Ainda no mês passado assistimos a mais um momento de violência protagonizado por um treinador sobre o elemento que arbitrava o jogo entre crianças de 11 anos.
Quando pensamos que estes casos
já são do passado, existe sempre quem nos recorde que ainda temos muito
trabalho a fazer. A época desportiva que agora termina também nos deu
indicações, muitas mesmas, de maus comportamentos de treinadores.
Começamos pelo ser treinador. Não
é quem quer. Quem paga para ser. É preciso ter talento, ser-se líder e
completar com formação. Hoje está quase tudo ao contrário. Não se pode fazer
desta formação só uma fonte de receita. Quando não damos relevância aos
comportamentos, à ética desportiva, à gestão emocional e ao exemplo, não
estamos a formar, mas a vender conhecimento técnico.
Faço desde já uma declaração de
interesse: sou acérrimo defensor da formação. O treinador tem de ter
competências a vários níveis para o desempenho da função. Deve comprometer-se a
fazer toda a formação exigida sem interrupção. Ao não cumprir com este
requisito, aí sim ficaria impedido de exercer qualquer função, de forma a não
se socorrer de artimanhas para continuar a poder orientar a equipa.
Não sou corporativista e muito
menos fundamentalista. É exigida muita formação na área técnica, da qual temos
excelentes exemplos em conceção e metodologias de treino, mas poucos
"falam com o jogo" como refere o Mister Toni. É o mais importante
para se ser treinador. O jogo. Perceber o jogo. Mexer com o jogo. As outras
competências adquirem-se e, em muitos casos, complementam-se com elementos,
formando excelentes equipas técnicas multidisciplinares.
"Quando deixei de jogar disseram-me que eu tinha de
estudar quatro anos para poder ser treinador. Disse-lhes que estavam
loucos." Johan Cruyff
A independência também é muito
importante. Mas é uma outra história. A sobrevivência no "emprego"
por vezes não o permite.
Na formação temos de ser ainda
muito mais exigentes com o perfil do treinador que vai ser responsável pelos
"nossos" jovens e crianças. Faz todo o sentido que a exigência de
formação a quem trabalha com crianças e jovens seja obrigatória, mas em que os
módulos da ética e dos comportamentos sejam tão ou mais relevantes que o da
técnica. Educar através do desporto e para o desporto é a prioridade.

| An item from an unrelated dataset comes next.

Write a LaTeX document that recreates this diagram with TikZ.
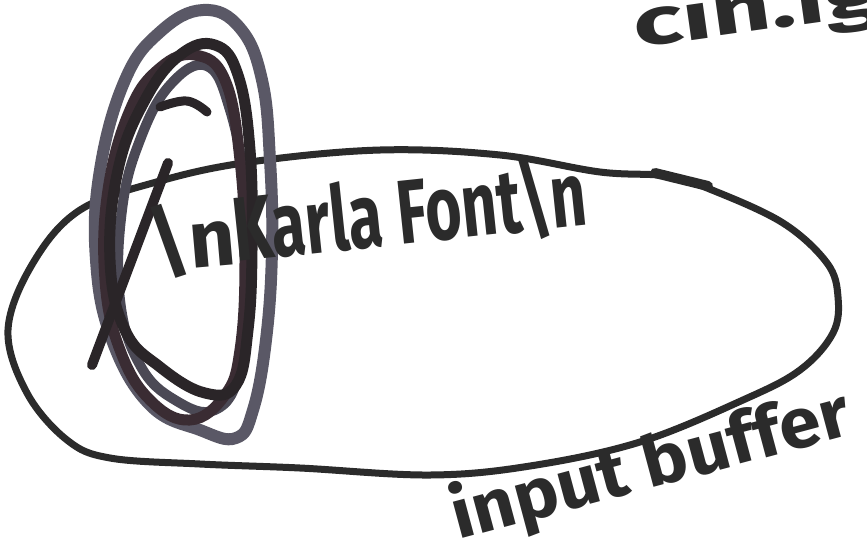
\documentclass[tikz,border=0pt]{standalone}
\usepackage{fontspec}
\setmainfont{Fira Sans}
\definecolor{ink}{HTML}{2B2B2B}
\definecolor{scrA}{HTML}{5A5866}
\definecolor{scrB}{HTML}{2A2528}
\definecolor{scrC}{HTML}{4B4955}
\definecolor{scrD}{HTML}{3A2C33}
\tikzset{
  pen/.style={draw=ink, line width=7pt, line cap=round, line join=round},
  scribble/.style={line width=#1, line cap=round, line join=round},
  hand/.style={inner sep=0pt, text=ink, font=\bfseries},
}
\begin{document}
\begin{tikzpicture}[x=1pt,y=-1pt]
\useasboundingbox (0,0) rectangle (867,555);
\clip (0,0) rectangle (867,555);
\fill[white] (0,0) rectangle (867,555);

% input buffer outline
\draw[pen] plot[smooth cycle, tension=0.6] coordinates {
  (80,210) (160,181) (250,162) (380,150) (500,155) (600,172) (667,176)
  (712,190) (783,223) (827,263) (838,297) (833,333) (800,370) (743,400)
  (640,442) (530,466) (430,475) (300,468) (200,464) (110,458) (67,440)
  (27,393) (8,330) (33,263)};
\draw[ink, line width=10pt, line cap=round] (655,173) -- (708,186);

% scribble over the first \n
\draw[scrA, scribble=12pt] plot[smooth cycle, tension=0.7] coordinates {
  (203,10) (240,28) (262,80) (270,160) (272,250) (266,340) (253,410)
  (236,438) (200,430) (150,405) (112,340) (96,260) (100,170) (125,80) (160,32)};
\draw[scrC, scribble=10pt] plot[smooth cycle, tension=0.7] coordinates {
  (207,66) (230,110) (245,190) (248,280) (240,370) (215,410) (175,400)
  (140,365) (120,300) (122,210) (140,140) (170,85)};
\draw[scrD, scribble=11pt] plot[smooth cycle, tension=0.7] coordinates {
  (195,55) (225,80) (240,160) (245,260) (240,350) (225,395) (190,420)
  (150,400) (120,350) (105,280) (108,190) (130,110) (160,68)};
\draw[scrB, scribble=11pt] plot[smooth cycle, tension=0.7] coordinates {
  (215,45) (238,75) (250,150) (252,250) (248,330) (236,385) (205,393)
  (160,367) (125,330) (110,260) (118,170) (145,100) (180,55)};
\draw[scrB, scribble=9pt] plot[smooth, tension=0.7] coordinates {
  (160,107) (187,101) (207,112)};
\draw[scrB, scribble=10pt] (168,163) -- (92,365);

% texts
\node[hand, anchor=base west, rotate=5] (nl) at (150,272)
  {\resizebox{88pt}{66pt}{\textbackslash n}};
\node[hand, anchor=base west, rotate=6] (karla) at (236,262)
  {\resizebox{355pt}{74pt}{Karla Font\textbackslash n}};
\node[hand, anchor=base west, rotate=15] (buf) at (458,540)
  {\resizebox{410pt}{57pt}{input buffer}};
\node[hand, anchor=base west, rotate=8] (cin) at (636,48)
  {\resizebox{250pt}{54pt}{cin.ig}};
\end{tikzpicture}
\end{document}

O comportamento do treinador é
vital no desenrolar de um jogo. A forma como os dois treinadores adversários se
respeitam antes, durante e no fim do jogo podem fazer, e fazem, toda a
diferença. São comportamentos positivos dissuasores de potenciais conflitos. O
desporto é uma atividade neutra. Consideremos o desporto uma ferramenta e a
forma como a utilizamos é que vai fazer a diferença. Pode ser utilizada
positivamente ou negativamente.
O "saber estar" tem de
ser uma atitude na atividade de Ser treinador e ganha uma relevância decisiva a
partir do momento em que o treinador entende que, para ser um líder motivador,
tem de respeitar o direito dos outros e estar com os outros segundo uma
perspetiva de valorização e personalização dos seus colegas adversários. É uma
atitude que vai sendo enriquecida, na medida em que o treinador passa a
entender o "papel da comunicação" com todos os elementos que
partilham, ao mesmo tempo, as atividades desportivas.
Saber ser treinador também não é
um saber que se possui quando se termina a carreira de atleta, quando se faz o transfer de qualquer lugar do público ou
da universidade para o cargo. Quem pensa que treinador sai de laboratório
também não percebe do jogo. Muitos treinadores com níveis de formação elevados
nem clube têm!
O treinador tem a obrigação
ética de respeitar todos os que participam nas atividades desportivas, no
exercício de funções que lhes são próprias. É isto a que temos assistido no
futebol profissional?! A formação exigente e onerosa de nível superior não se
interessa pelos valores do desporto?! Muitas contradições levam a que se
extremem posições e não se defina de vez uma "carreira" sensata.
Desporto e cultura são atividades diferenciadas das outras. Não é maestro quem quer. O talento tem de estar presente. Muitos confundem talento com vocação.